YESTERDAY was February 10th.
Twenty one years ago yesterday, Buster Douglas stunned Mike Tyson, boxing, and the entire sporting world with his dramatic 10th round knockout victory; winning the heavyweight championship of the world and staking claim to arguably the greatest upset in the history of sports.
At 42-1 odds, it most certainly stands as the greatest upset in boxing history, and in the intervening 21 years, no boxing upset has even come close in stature or significance. Douglas KO10 Tyson stands as the benchmark by which all other upsets are measured, past or present. With few exceptions, the monumental upset has all but disappeared from our sport. As a recent trend, consider that the biggest upsets in the past few years have involved relatively unknown fighters and that it has been 10 years since an even remotely comparable upset took place when Hasim Rahman channeled the ghosts of Zaire and rumbled his way to a shocking upset KO victory over Lennox Lewis to win the heavyweight championship of the world.
If you are a boxing fan, the date February 10th takes its place right alongside December 7th, November 22nd, and September 11th, as the kind of instantly memorable dates that you will always recall where you were when "it" happened. Me? I was in the boxing town of Brockton, Massachusetts that day, unfortunately scheduled to work that night in the kitchen of a popular local restaurant. The fight was scheduled to air on HBO later that night and I was quite naturally upset (pun intended) that I would be missing it, not because I expected an historic upset or even a competitive fight for that matter but just because I was a huge Mike Tyson fan and a huge boxing fan in general. The heavyweight championship of the world was being fought for and I was was stuck in the heat of the kitchen, unknowingly destined to miss the greatest upset of all time.

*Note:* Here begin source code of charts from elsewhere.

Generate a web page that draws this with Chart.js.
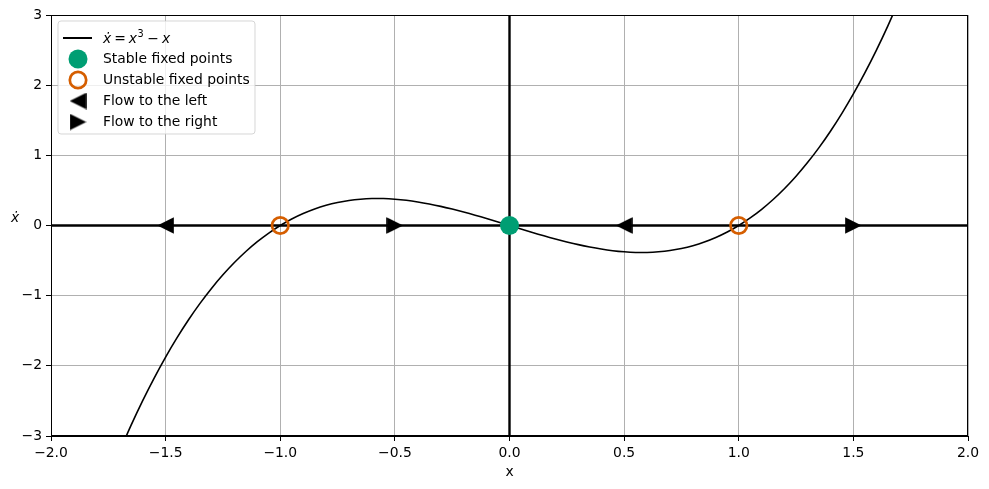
<!DOCTYPE html>
<html>
<head>
<meta charset="utf-8">
<script src="https://cdn.jsdelivr.net/npm/chart.js@4.4.1/dist/chart.umd.min.js"></script>
<style>
  body { margin: 0; background: #fff; }
  #wrap { width: 989px; height: 489px; }
</style>
</head>
<body>
<div id="wrap"><canvas id="phaseChart" width="989" height="489"></canvas></div>
<script>
// curve xdot = x^3 - x
const curveX = [-1.70, -1.65, -1.60, -1.55, -1.50, -1.45, -1.40, -1.35, -1.30, -1.25, -1.20, -1.15,
  -1.10, -1.05, -1.00, -0.95, -0.90, -0.85, -0.80, -0.75, -0.70, -0.65, -0.60, -0.55, -0.50,
  -0.45, -0.40, -0.35, -0.30, -0.25, -0.20, -0.15, -0.10, -0.05, 0.00, 0.05, 0.10, 0.15, 0.20,
  0.25, 0.30, 0.35, 0.40, 0.45, 0.50, 0.55, 0.60, 0.65, 0.70, 0.75, 0.80, 0.85, 0.90, 0.95,
  1.00, 1.05, 1.10, 1.15, 1.20, 1.25, 1.30, 1.35, 1.40, 1.45, 1.50, 1.55, 1.60, 1.65, 1.70];
const curveY = [-3.213, -2.842, -2.496, -2.174, -1.875, -1.599, -1.344, -1.110, -0.897, -0.703,
  -0.528, -0.371, -0.231, -0.108, 0.000, 0.093, 0.171, 0.236, 0.288, 0.328, 0.357, 0.375, 0.384,
  0.384, 0.375, 0.359, 0.336, 0.307, 0.273, 0.234, 0.192, 0.147, 0.099, 0.050, 0.000, -0.050,
  -0.099, -0.147, -0.192, -0.234, -0.273, -0.307, -0.336, -0.359, -0.375, -0.384, -0.384, -0.375,
  -0.357, -0.328, -0.288, -0.236, -0.171, -0.093, 0.000, 0.108, 0.231, 0.371, 0.528, 0.703,
  0.897, 1.110, 1.344, 1.599, 1.875, 2.174, 2.496, 2.842, 3.213];

const stableX = [0];
const unstableX = [-1, 1];
const flowLeftX = [-1.5, 0.5];
const flowRightX = [-0.5, 1.5];

const xTicks = [-2.0, -1.5, -1.0, -0.5, 0.0, 0.5, 1.0, 1.5, 2.0];
const yTicks = [-3, -2, -1, 0, 1, 2, 3];

const legendLabels = ['Stable fixed points', 'Unstable fixed points', 'Flow to the left', 'Flow to the right'];

const GREEN = '#009E73';
const ORANGE = '#D55E00';
const FONT = 'DejaVu Sans';

// triangle markers as small canvases
function triangle(dir) {
  const s = 17;
  const c = document.createElement('canvas');
  c.width = s; c.height = s;
  const g = c.getContext('2d');
  g.fillStyle = '#000';
  g.beginPath();
  if (dir === 'left') {
    g.moveTo(0.2, s / 2); g.lineTo(s - 0.2, 0.2); g.lineTo(s - 0.2, s - 0.2);
  } else {
    g.moveTo(s - 0.2, s / 2); g.lineTo(0.2, 0.2); g.lineTo(0.2, s - 0.2);
  }
  g.closePath();
  g.fill();
  return c;
}
const triLeft = triangle('left');
const triRight = triangle('right');

const minus = v => String(v).replace('-', '\u2212');

function drawMathLabel(ctx, x, y) {
  // xdot = x^3 - x
  const it = 'italic 13.9px ' + FONT;
  const up = '13.9px ' + FONT;
  ctx.textBaseline = 'alphabetic';
  ctx.textAlign = 'left';
  let cx = x;
  ctx.font = it;
  ctx.fillText('\u1E8B', cx, y);
  cx += ctx.measureText('\u1E8B').width + 3;
  ctx.font = up;
  ctx.fillText('=', cx, y);
  cx += ctx.measureText('=').width + 3;
  ctx.font = it;
  ctx.fillText('x', cx, y);
  cx += ctx.measureText('x').width + 0.5;
  ctx.font = '9.7px ' + FONT;
  ctx.fillText('3', cx, y - 6);
  cx += ctx.measureText('3').width + 3.5;
  ctx.font = up;
  ctx.fillText('\u2212', cx, y);
  cx += ctx.measureText('\u2212').width + 3;
  ctx.font = it;
  ctx.fillText('x', cx, y);
}

const extras = {
  id: 'extras',
  afterDraw(chart) {
    const ctx = chart.ctx;
    const a = chart.chartArea;
    ctx.save();
    // top/right spines
    ctx.strokeStyle = '#000';
    ctx.lineWidth = 1;
    ctx.strokeRect(a.left + 0.5, a.top + 0.5, a.right - a.left - 1, a.bottom - a.top - 1);

    // axis labels
    ctx.fillStyle = '#000';
    ctx.font = '13.9px ' + FONT;
    ctx.textAlign = 'center';
    ctx.textBaseline = 'middle';
    ctx.fillText('x', (a.left + a.right) / 2, 472);
    ctx.font = 'italic 13.9px ' + FONT;
    ctx.textBaseline = 'alphabetic';
    ctx.fillText('\u1E8B', 15, 222);

    // legend
    const bx = 58, by = 21, bw = 197, bh = 113, r = 3;
    ctx.beginPath();
    ctx.moveTo(bx + r, by);
    ctx.arcTo(bx + bw, by, bx + bw, by + bh, r);
    ctx.arcTo(bx + bw, by + bh, bx, by + bh, r);
    ctx.arcTo(bx, by + bh, bx, by, r);
    ctx.arcTo(bx, by, bx + bw, by, r);
    ctx.closePath();
    ctx.fillStyle = 'rgba(255,255,255,0.8)';
    ctx.fill();
    ctx.strokeStyle = 'rgba(204,204,204,0.8)';
    ctx.lineWidth = 1;
    ctx.stroke();

    const mx = 78, tx = 103;
    const rows = [38, 59, 80, 101, 122];
    ctx.strokeStyle = '#000';
    ctx.lineWidth = 2;
    ctx.beginPath();
    ctx.moveTo(63, rows[0]);
    ctx.lineTo(92, rows[0]);
    ctx.stroke();

    ctx.fillStyle = GREEN;
    ctx.beginPath();
    ctx.arc(mx, rows[1], 9.5, 0, Math.PI * 2);
    ctx.fill();

    ctx.strokeStyle = ORANGE;
    ctx.lineWidth = 2.7;
    ctx.beginPath();
    ctx.arc(mx, rows[2], 8.2, 0, Math.PI * 2);
    ctx.stroke();

    ctx.drawImage(triLeft, mx - 8.5, rows[3] - 8.5);
    ctx.drawImage(triRight, mx - 8.5, rows[4] - 8.5);

    ctx.fillStyle = '#000';
    drawMathLabel(ctx, tx, rows[0] + 5);
    ctx.font = '13.9px ' + FONT;
    ctx.textAlign = 'left';
    ctx.textBaseline = 'middle';
    legendLabels.forEach((t, i) => ctx.fillText(t, tx, rows[i + 1] + 0.5));
    ctx.restore();
  }
};

const zeroPts = xs => xs.map(x => ({ x: x, y: 0 }));

new Chart(document.getElementById('phaseChart'), {
  type: 'scatter',
  data: {
    datasets: [
      {
        label: 'stable',
        data: zeroPts(stableX),
        pointRadius: 9.5,
        pointHoverRadius: 9.5,
        backgroundColor: GREEN,
        borderWidth: 0,
        order: 1
      },
      {
        label: 'unstable',
        data: zeroPts(unstableX),
        pointRadius: 8.2,
        pointHoverRadius: 8.2,
        backgroundColor: 'rgba(0,0,0,0)',
        borderColor: ORANGE,
        borderWidth: 2.7,
        order: 2
      },
      {
        label: 'left',
        data: zeroPts(flowLeftX),
        pointStyle: triLeft,
        order: 3
      },
      {
        label: 'right',
        data: zeroPts(flowRightX),
        pointStyle: triRight,
        order: 3
      },
      {
        label: 'curve',
        data: curveX.map((x, i) => ({ x: x, y: curveY[i] })),
        showLine: true,
        borderColor: '#000',
        borderWidth: 1.6,
        pointRadius: 0,
        tension: 0.3,
        order: 4
      },
      {
        label: 'xaxis',
        data: [{ x: xTicks[0], y: 0 }, { x: xTicks[xTicks.length - 1], y: 0 }],
        showLine: true,
        borderColor: '#000',
        borderWidth: 2.4,
        pointRadius: 0,
        order: 5
      },
      {
        label: 'yaxis',
        data: [{ x: 0, y: yTicks[0] }, { x: 0, y: yTicks[yTicks.length - 1] }],
        showLine: true,
        borderColor: '#000',
        borderWidth: 2.4,
        pointRadius: 0,
        order: 5
      }
    ]
  },
  options: {
    responsive: false,
    animation: false,
    events: [],
    layout: { padding: { top: 15, right: 21, left: 0, bottom: 0 } },
    plugins: { legend: { display: false }, tooltip: { enabled: false } },
    scales: {
      x: {
        type: 'linear',
        min: xTicks[0],
        max: xTicks[xTicks.length - 1],
        afterBuildTicks: s => { s.ticks = xTicks.map(v => ({ value: v })); },
        afterFit: s => { s.height = 53; },
        grid: { color: '#b0b0b0', lineWidth: 1, tickColor: '#000', tickLength: 5 },
        border: { color: '#000', width: 1 },
        ticks: {
          color: '#000',
          padding: 4,
          maxRotation: 0,
          font: { family: FONT, size: 13.9 },
          callback: v => minus(v.toFixed(1))
        }
      },
      y: {
        type: 'linear',
        min: yTicks[0],
        max: yTicks[yTicks.length - 1],
        afterBuildTicks: s => { s.ticks = yTicks.map(v => ({ value: v })); },
        afterFit: s => { s.width = 51; },
        grid: { color: '#b0b0b0', lineWidth: 1, tickColor: '#000', tickLength: 5 },
        border: { color: '#000', width: 1 },
        ticks: {
          color: '#000',
          padding: 4,
          font: { family: FONT, size: 13.9 },
          callback: v => minus(v)
        }
      }
    }
  },
  plugins: [extras]
});
</script>
</body>
</html>
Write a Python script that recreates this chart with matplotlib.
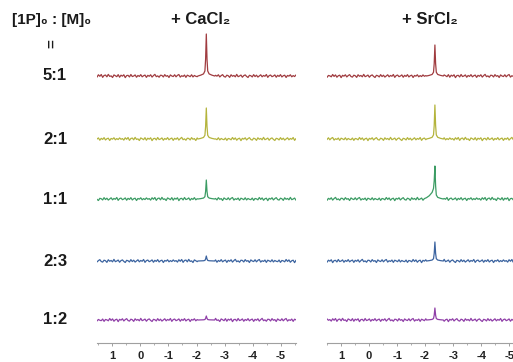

Around 8 o'clock that night during the dinner rush, the desire to watch the fight live overcame me and I literally walked out on my job as a cook to go home to watch that fight. What I saw on HBO that night amazed me and overnight it changed the entire boxing landscape. Suddenly, walking out on my job the night before seemed like the only choice I could have ever made. It freed me to focus all of my time and energy into adjusting to this brave new world where Buster Douglas was the heavyweight champion, Mike Tyson was a mere mortal, and the Upset was King! It was an amazing time to be a boxing fan, and after that night anything seemed possible. Nobody was considered invincible anymore or ever would be again.
Big upsets in boxing were nothing new at this time. In the five years prior to the Douglas-Tyson upset, the inactive Sugar Ray Leonard had beaten Brockton native and reigning middleweight champion Marvin Hagler in a stunner, Michael Spinks had defeated Larry Holmes to become the first and only light heavyweight champion to dethrone a reigning heavyweight champion, Iran Barkley flattened Tommy Hears and pound for pound king Donald Curry had been embarrassed by the unknown Lloyd Honneyghan. The sport's history was rich with upsets and as a boxing fan, nothing was better than watching a fighter do in the ring what people outside the ring said he could never do.
So where have all the great upsets gone? Sure there have been some surprises since Douglas-Tyson but nothing on the order of what took place that night. The past two Ring Magazine Upset of the Year awards have been awarded to fights of minor significance involving fighters of minor notoriety, and that is putting it kindly. The real upset here would be if anyone even knew who Juan Carlos Salgado, Jorge Linares, Jason Litzau, or Celestino Caballero even was. The year prior to that the award was given to Bernard Hopkins W12 Kelly Pavlik. Does anyone still really consider this to be an upset? Reverse the result, and there you have an upset worthy of an award. Carlos Baldomir over Zab Judah? Sure it was an upset but not a particularly surprising one given Judah's questionable dedication to his craft.
It takes the unexpected defeat of a big name top boxer to create the kind of upset buzz we all experienced when Buster Douglas poleaxed Mike Tyson 21 years ago yesterday. Boxing is running low on truly big names and the ones we do have don't lose against lesser opponents. At least not yet. Of course this could all change and that's the beauty of the upset, you never know when and where it will strike. Imagine the effect a Shane Mosley upset victory over Manny Pacquiao would have on the boxing world. Of all the potential big upsets in the current landscape of boxing, Mosley pulling off an upset victory over Pacquiao would be closest thing to the truly memorable and significant upsets of the past. Two big names fighting, one of them the pound for pound king, the other a former pound of pound king, both sure-fire Hall of Famers. Everyone saying the underdog has no chance to win. That's the recipe for a truly historic upset.
May 7th.
That's the date Shane Mosley gets his chance to shake up the world and redefine the modern boxing upset as something special again. Here's hoping I'm not scheduled to work that night too because I'm not so sure I could get my job back as easily as I did 21 years ago. The economy has changed. Boxing has changed. In fact, everything has changed but when you put two boxers in the ring, anything can still happen; that recipe never changes.